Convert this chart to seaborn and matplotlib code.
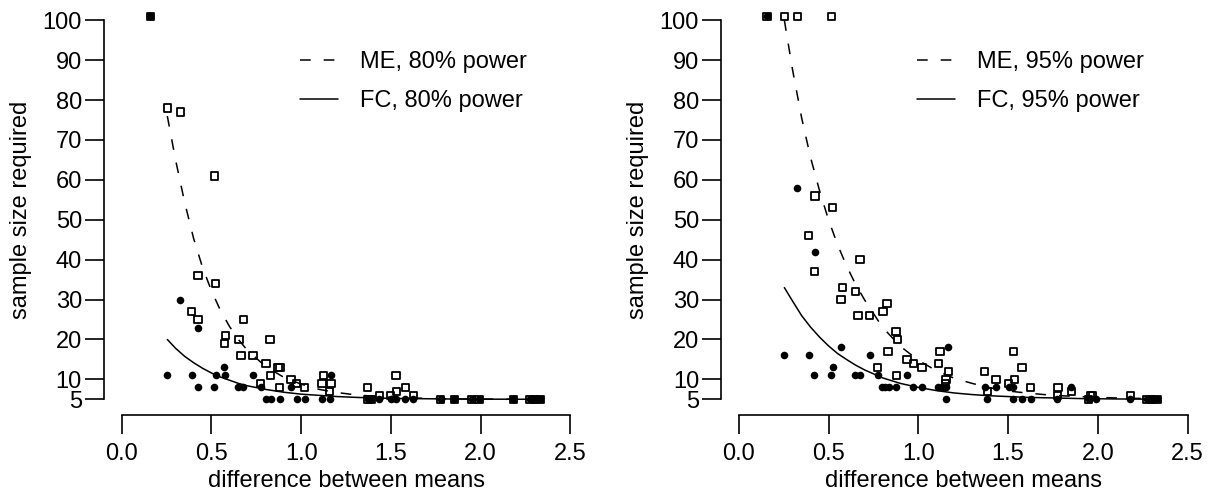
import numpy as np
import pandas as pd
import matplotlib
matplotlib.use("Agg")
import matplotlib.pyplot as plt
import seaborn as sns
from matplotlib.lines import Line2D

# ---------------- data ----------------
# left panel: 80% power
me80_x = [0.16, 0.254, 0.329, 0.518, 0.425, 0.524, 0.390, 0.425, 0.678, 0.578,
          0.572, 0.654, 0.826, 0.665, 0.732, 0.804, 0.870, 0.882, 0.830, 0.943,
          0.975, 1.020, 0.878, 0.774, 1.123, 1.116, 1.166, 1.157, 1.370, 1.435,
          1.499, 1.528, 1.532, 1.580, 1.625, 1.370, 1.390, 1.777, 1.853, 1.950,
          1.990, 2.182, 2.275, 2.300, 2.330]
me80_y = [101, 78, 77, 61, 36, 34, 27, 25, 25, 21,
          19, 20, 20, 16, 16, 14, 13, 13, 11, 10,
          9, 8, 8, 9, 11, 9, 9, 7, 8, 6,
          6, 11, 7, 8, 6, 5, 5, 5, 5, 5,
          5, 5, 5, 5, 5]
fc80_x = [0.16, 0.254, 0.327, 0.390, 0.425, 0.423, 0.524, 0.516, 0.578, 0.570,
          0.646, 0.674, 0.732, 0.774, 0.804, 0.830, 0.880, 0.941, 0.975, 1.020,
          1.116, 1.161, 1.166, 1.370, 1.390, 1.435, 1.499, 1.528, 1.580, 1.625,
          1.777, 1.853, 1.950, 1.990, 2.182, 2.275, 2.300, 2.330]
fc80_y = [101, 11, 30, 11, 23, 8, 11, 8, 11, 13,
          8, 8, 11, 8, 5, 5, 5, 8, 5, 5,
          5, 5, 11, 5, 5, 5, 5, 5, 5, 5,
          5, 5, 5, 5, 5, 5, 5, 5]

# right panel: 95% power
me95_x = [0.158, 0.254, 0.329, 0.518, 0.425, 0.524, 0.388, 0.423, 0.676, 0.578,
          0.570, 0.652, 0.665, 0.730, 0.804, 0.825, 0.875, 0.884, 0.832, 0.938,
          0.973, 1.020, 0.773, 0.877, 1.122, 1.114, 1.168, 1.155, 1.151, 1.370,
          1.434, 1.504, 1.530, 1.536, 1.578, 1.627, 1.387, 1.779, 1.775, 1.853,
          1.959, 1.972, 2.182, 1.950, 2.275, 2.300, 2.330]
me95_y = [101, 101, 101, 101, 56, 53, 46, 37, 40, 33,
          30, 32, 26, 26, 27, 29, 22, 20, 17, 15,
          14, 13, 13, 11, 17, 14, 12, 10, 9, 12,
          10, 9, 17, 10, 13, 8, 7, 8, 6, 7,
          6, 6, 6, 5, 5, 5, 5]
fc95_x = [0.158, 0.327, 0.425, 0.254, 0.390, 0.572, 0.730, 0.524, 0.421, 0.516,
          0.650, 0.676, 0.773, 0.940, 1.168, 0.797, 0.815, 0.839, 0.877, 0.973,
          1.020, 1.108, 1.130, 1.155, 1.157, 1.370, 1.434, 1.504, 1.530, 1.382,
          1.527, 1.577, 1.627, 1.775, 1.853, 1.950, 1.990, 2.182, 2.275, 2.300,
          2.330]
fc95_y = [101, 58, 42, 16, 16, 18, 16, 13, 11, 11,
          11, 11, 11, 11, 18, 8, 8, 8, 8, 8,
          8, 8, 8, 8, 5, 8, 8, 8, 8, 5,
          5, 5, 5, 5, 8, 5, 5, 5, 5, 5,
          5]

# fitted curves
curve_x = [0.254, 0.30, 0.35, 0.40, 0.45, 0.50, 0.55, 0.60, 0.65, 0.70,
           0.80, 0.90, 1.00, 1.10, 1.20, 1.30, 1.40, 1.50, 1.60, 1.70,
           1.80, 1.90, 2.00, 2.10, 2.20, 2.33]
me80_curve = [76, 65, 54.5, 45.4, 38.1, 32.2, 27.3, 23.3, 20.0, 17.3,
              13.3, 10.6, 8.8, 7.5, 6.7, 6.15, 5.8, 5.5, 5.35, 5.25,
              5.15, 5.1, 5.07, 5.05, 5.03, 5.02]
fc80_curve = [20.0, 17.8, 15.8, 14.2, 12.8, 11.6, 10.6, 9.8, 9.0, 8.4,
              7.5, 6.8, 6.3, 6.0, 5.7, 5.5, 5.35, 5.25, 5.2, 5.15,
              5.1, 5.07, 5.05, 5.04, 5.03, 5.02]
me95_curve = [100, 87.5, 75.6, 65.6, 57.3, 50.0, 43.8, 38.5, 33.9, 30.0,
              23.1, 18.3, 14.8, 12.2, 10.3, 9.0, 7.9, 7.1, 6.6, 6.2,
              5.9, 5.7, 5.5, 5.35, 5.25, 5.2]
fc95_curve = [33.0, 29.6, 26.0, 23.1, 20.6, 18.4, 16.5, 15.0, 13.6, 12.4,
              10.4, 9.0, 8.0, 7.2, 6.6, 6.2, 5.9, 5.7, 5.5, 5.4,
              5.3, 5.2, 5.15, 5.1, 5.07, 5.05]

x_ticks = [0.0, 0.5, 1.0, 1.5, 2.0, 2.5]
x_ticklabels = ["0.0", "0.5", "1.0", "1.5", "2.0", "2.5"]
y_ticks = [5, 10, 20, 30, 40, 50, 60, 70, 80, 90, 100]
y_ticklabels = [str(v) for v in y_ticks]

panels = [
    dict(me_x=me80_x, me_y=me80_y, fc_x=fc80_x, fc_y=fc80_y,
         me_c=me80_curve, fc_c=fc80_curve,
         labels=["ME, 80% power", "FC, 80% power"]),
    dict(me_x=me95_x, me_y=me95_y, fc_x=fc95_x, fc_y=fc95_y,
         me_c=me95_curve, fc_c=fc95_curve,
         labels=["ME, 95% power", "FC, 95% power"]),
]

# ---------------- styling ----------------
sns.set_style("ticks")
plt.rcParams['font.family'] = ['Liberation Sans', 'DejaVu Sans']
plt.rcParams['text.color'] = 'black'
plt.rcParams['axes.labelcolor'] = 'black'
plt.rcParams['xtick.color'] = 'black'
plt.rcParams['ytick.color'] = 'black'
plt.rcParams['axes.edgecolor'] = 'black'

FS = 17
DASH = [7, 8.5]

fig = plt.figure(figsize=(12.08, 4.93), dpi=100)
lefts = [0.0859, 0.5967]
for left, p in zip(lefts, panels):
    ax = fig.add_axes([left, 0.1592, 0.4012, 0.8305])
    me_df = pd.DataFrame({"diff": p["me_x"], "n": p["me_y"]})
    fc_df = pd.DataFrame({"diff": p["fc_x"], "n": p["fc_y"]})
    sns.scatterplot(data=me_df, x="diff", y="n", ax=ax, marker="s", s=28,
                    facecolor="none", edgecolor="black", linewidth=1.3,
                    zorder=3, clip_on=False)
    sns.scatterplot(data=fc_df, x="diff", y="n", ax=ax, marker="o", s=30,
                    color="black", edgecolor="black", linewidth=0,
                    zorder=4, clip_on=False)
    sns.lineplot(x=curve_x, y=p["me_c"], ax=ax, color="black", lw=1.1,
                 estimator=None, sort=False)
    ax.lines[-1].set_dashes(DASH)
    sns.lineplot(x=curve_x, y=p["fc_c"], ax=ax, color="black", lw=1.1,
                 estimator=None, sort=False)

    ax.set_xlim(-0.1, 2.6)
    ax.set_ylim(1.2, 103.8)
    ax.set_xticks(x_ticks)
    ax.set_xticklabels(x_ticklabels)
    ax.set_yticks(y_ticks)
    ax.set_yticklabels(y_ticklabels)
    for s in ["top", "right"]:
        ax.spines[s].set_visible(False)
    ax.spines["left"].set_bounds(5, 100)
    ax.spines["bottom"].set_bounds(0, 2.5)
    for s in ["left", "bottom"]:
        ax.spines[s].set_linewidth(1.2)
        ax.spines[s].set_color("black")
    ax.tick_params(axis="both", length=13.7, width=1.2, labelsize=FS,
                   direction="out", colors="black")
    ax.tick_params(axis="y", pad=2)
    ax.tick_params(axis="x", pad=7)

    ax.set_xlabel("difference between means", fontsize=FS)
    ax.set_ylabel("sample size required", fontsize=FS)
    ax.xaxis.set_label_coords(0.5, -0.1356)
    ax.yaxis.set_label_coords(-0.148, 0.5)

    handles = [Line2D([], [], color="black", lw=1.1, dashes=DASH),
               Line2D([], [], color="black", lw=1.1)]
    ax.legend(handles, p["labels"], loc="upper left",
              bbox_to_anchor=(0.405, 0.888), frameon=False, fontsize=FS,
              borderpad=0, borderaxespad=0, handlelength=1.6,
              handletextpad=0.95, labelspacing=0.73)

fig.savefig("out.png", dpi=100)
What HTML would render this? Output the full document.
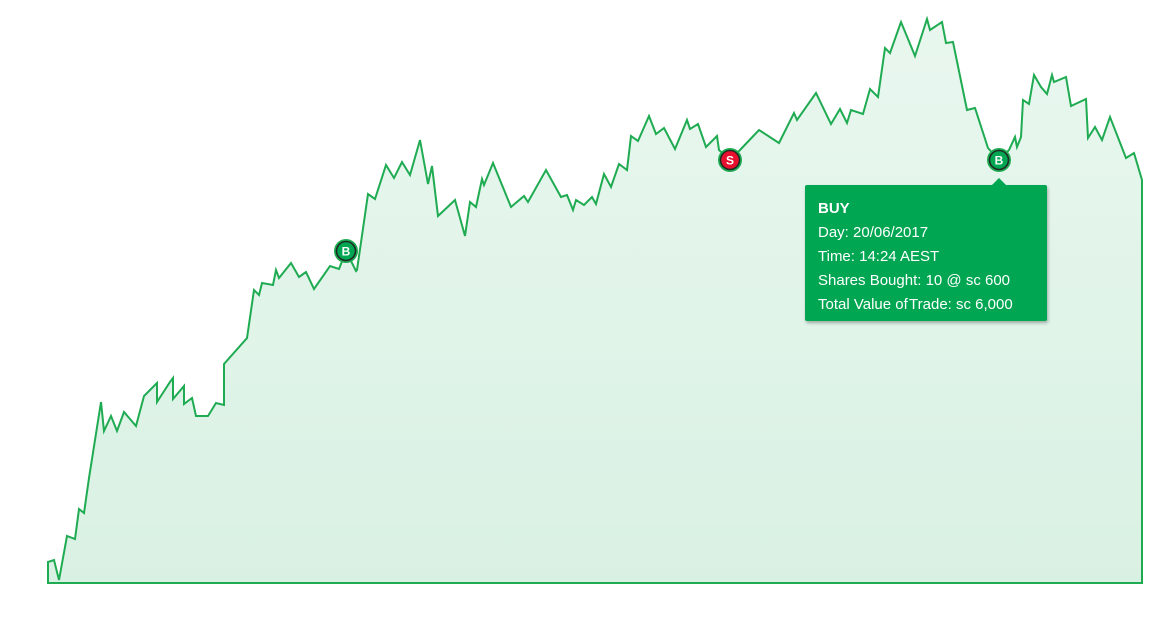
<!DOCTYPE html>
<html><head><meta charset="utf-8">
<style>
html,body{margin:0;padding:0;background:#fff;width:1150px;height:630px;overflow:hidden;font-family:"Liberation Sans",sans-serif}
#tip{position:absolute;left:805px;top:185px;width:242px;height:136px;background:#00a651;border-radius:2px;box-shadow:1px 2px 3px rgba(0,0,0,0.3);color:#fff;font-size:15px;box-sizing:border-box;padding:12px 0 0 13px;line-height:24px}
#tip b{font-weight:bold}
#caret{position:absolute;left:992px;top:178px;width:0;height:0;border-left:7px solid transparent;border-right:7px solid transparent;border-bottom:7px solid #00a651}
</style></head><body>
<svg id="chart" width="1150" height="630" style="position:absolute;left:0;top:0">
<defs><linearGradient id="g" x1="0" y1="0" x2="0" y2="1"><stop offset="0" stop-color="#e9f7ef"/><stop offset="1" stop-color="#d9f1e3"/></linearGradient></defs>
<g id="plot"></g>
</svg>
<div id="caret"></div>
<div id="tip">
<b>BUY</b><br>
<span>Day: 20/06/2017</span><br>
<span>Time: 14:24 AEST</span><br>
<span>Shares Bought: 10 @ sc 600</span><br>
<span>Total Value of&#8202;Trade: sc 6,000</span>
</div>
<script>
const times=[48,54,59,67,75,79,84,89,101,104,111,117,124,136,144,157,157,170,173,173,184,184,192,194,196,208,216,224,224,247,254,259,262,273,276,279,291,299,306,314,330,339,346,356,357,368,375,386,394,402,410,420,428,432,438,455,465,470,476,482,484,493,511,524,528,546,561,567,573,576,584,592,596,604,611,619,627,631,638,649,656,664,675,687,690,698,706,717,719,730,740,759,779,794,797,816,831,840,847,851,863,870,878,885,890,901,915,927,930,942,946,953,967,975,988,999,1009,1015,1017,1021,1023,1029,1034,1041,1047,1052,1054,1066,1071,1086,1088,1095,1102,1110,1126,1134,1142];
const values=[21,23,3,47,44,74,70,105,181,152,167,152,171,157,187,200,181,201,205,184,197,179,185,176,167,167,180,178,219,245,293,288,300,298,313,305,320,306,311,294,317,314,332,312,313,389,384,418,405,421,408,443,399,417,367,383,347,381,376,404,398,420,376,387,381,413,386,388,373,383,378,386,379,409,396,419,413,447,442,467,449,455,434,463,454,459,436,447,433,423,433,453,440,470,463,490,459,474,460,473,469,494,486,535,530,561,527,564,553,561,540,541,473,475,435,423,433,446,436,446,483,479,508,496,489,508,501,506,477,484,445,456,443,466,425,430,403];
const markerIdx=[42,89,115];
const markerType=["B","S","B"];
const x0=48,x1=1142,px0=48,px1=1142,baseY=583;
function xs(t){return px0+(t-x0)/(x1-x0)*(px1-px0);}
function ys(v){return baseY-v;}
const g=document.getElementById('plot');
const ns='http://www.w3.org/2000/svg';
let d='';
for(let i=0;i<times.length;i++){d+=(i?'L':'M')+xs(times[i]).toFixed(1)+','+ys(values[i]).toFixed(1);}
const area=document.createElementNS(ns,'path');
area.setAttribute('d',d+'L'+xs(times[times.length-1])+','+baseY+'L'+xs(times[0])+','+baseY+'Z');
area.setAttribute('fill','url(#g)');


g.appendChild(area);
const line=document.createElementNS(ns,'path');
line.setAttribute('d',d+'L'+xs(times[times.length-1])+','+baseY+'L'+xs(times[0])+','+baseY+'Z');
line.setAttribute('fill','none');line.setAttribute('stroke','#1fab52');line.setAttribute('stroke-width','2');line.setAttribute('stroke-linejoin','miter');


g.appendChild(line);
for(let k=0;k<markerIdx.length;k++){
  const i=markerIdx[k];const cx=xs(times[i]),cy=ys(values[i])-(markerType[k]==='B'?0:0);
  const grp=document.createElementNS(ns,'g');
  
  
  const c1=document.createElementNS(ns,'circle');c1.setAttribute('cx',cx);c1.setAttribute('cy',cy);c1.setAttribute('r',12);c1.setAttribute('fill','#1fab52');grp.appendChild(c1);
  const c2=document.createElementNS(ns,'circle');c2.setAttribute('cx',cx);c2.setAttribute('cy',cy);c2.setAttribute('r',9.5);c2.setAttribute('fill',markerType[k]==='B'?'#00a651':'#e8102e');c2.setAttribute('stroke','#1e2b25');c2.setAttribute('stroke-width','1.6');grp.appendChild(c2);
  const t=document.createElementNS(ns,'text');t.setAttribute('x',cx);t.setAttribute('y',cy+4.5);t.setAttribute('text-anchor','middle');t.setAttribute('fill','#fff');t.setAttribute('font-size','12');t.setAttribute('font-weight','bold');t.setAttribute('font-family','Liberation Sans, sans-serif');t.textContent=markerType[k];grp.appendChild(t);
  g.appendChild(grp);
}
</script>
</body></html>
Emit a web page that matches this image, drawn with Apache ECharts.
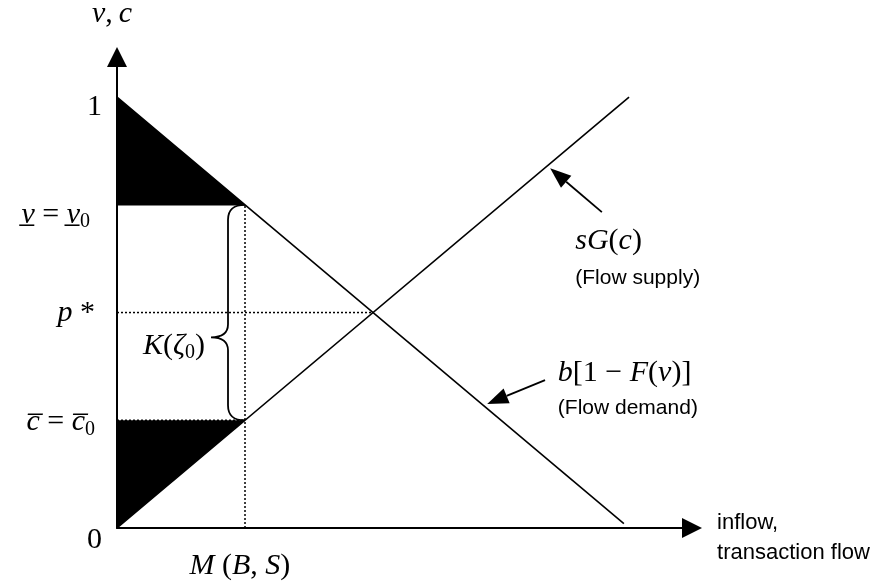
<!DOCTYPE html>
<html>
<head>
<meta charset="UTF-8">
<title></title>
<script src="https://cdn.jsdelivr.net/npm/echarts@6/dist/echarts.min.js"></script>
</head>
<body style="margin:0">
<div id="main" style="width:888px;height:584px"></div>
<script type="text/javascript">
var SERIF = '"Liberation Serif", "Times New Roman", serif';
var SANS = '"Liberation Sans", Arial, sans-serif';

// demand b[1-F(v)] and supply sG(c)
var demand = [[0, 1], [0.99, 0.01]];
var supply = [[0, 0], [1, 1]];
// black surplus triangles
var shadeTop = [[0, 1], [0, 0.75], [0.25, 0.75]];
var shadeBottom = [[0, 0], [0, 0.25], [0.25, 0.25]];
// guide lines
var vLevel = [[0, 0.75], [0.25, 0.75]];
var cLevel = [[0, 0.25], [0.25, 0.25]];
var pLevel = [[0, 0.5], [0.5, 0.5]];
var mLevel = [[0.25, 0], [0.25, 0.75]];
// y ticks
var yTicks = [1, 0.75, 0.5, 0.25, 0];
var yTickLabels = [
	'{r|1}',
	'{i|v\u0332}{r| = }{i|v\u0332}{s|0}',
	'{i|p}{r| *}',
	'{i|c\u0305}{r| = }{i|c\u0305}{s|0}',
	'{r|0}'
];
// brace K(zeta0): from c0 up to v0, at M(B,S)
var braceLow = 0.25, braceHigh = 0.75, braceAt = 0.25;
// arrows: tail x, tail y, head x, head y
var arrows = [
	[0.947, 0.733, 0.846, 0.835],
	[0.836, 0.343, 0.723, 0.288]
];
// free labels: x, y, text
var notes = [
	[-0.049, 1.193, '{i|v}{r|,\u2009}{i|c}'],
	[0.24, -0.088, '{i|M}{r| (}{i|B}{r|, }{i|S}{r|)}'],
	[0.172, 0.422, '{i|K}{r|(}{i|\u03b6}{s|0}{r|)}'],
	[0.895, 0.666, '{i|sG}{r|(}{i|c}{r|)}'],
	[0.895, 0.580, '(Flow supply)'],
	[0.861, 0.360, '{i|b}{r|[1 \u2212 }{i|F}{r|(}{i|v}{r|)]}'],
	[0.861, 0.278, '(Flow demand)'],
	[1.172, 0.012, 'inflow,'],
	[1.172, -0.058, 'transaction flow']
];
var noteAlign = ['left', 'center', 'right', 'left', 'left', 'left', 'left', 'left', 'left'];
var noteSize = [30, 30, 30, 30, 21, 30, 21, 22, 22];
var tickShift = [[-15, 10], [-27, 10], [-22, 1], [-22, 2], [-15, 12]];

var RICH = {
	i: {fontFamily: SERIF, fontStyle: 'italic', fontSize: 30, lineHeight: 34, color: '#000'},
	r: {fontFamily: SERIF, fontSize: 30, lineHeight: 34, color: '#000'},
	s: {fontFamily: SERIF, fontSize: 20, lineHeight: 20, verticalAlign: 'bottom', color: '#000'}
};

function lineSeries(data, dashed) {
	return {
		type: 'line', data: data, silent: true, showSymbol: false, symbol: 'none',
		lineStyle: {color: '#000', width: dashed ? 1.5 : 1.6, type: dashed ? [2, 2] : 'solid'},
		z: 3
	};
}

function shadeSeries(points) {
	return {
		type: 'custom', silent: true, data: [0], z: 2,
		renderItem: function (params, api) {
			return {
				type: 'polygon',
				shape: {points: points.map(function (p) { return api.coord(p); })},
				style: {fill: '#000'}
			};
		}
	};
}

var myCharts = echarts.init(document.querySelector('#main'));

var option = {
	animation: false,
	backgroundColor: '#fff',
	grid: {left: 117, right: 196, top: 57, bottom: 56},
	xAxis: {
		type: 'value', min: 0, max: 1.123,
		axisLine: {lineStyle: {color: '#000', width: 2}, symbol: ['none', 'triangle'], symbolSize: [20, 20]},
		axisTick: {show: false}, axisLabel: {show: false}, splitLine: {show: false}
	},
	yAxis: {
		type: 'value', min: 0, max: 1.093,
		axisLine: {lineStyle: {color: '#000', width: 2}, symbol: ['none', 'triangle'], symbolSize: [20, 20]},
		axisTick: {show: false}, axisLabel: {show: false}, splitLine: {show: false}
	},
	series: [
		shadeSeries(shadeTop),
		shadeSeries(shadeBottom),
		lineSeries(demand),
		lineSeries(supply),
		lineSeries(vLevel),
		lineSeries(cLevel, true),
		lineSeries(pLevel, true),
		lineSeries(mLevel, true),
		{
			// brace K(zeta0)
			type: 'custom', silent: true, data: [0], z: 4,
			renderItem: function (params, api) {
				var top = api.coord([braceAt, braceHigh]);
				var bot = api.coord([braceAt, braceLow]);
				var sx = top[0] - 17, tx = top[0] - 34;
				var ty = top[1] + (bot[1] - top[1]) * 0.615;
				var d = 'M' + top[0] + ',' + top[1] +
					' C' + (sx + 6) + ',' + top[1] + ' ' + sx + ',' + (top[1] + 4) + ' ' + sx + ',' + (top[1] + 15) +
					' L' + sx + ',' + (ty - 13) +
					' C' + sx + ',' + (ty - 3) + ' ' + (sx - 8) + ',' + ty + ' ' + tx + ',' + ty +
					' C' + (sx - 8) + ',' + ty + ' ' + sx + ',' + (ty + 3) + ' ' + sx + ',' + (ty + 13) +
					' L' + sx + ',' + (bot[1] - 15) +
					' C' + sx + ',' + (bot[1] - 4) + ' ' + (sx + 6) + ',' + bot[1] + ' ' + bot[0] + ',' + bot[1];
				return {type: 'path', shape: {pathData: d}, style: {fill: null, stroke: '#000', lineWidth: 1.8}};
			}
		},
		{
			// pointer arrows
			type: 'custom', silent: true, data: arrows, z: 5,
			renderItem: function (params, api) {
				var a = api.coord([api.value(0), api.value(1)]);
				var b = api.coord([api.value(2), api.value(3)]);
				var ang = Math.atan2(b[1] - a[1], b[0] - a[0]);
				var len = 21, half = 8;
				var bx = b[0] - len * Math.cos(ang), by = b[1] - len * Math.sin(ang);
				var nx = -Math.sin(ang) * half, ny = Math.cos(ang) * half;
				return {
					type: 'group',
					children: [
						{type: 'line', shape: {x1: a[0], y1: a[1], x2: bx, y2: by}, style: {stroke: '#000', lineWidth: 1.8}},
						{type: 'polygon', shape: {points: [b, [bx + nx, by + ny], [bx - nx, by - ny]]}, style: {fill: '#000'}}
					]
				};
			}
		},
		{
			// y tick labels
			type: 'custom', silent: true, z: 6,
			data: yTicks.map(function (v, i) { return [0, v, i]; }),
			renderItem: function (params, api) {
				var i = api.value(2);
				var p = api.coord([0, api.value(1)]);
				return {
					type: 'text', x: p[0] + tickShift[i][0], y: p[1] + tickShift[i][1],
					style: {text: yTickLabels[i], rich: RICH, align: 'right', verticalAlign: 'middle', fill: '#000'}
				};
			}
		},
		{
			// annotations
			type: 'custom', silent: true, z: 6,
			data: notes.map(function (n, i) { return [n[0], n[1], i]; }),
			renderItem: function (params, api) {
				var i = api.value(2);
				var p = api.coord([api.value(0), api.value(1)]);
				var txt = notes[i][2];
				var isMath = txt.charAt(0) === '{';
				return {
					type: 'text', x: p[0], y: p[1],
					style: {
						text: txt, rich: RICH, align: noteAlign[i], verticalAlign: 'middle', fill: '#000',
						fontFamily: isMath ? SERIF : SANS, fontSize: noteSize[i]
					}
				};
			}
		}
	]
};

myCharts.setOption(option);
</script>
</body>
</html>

*-*-*

Look at the listing and set down only the lines from its start through the line with "5, 5, 5, 5, 5, 5, 5, 5]", word for word and without pictures.

Convert this chart to seaborn and matplotlib code.
import numpy as np
import pandas as pd
import matplotlib
matplotlib.use("Agg")
import matplotlib.pyplot as plt
import seaborn as sns
from matplotlib.lines import Line2D

# ---------------- data ----------------
# left panel: 80% power
me80_x = [0.16, 0.254, 0.329, 0.518, 0.425, 0.524, 0.390, 0.425, 0.678, 0.578,
          0.572, 0.654, 0.826, 0.665, 0.732, 0.804, 0.870, 0.882, 0.830, 0.943,
          0.975, 1.020, 0.878, 0.774, 1.123, 1.116, 1.166, 1.157, 1.370, 1.435,
          1.499, 1.528, 1.532, 1.580, 1.625, 1.370, 1.390, 1.777, 1.853, 1.950,
          1.990, 2.182, 2.275, 2.300, 2.330]
me80_y = [101, 78, 77, 61, 36, 34, 27, 25, 25, 21,
          19, 20, 20, 16, 16, 14, 13, 13, 11, 10,
          9, 8, 8, 9, 11, 9, 9, 7, 8, 6,
          6, 11, 7, 8, 6, 5, 5, 5, 5, 5,
          5, 5, 5, 5, 5]
fc80_x = [0.16, 0.254, 0.327, 0.390, 0.425, 0.423, 0.524, 0.516, 0.578, 0.570,
          0.646, 0.674, 0.732, 0.774, 0.804, 0.830, 0.880, 0.941, 0.975, 1.020,
          1.116, 1.161, 1.166, 1.370, 1.390, 1.435, 1.499, 1.528, 1.580, 1.625,
          1.777, 1.853, 1.950, 1.990, 2.182, 2.275, 2.300, 2.330]
fc80_y = [101, 11, 30, 11, 23, 8, 11, 8, 11, 13,
          8, 8, 11, 8, 5, 5, 5, 8, 5, 5,
          5, 5, 11, 5, 5, 5, 5, 5, 5, 5,
          5, 5, 5, 5, 5, 5, 5, 5]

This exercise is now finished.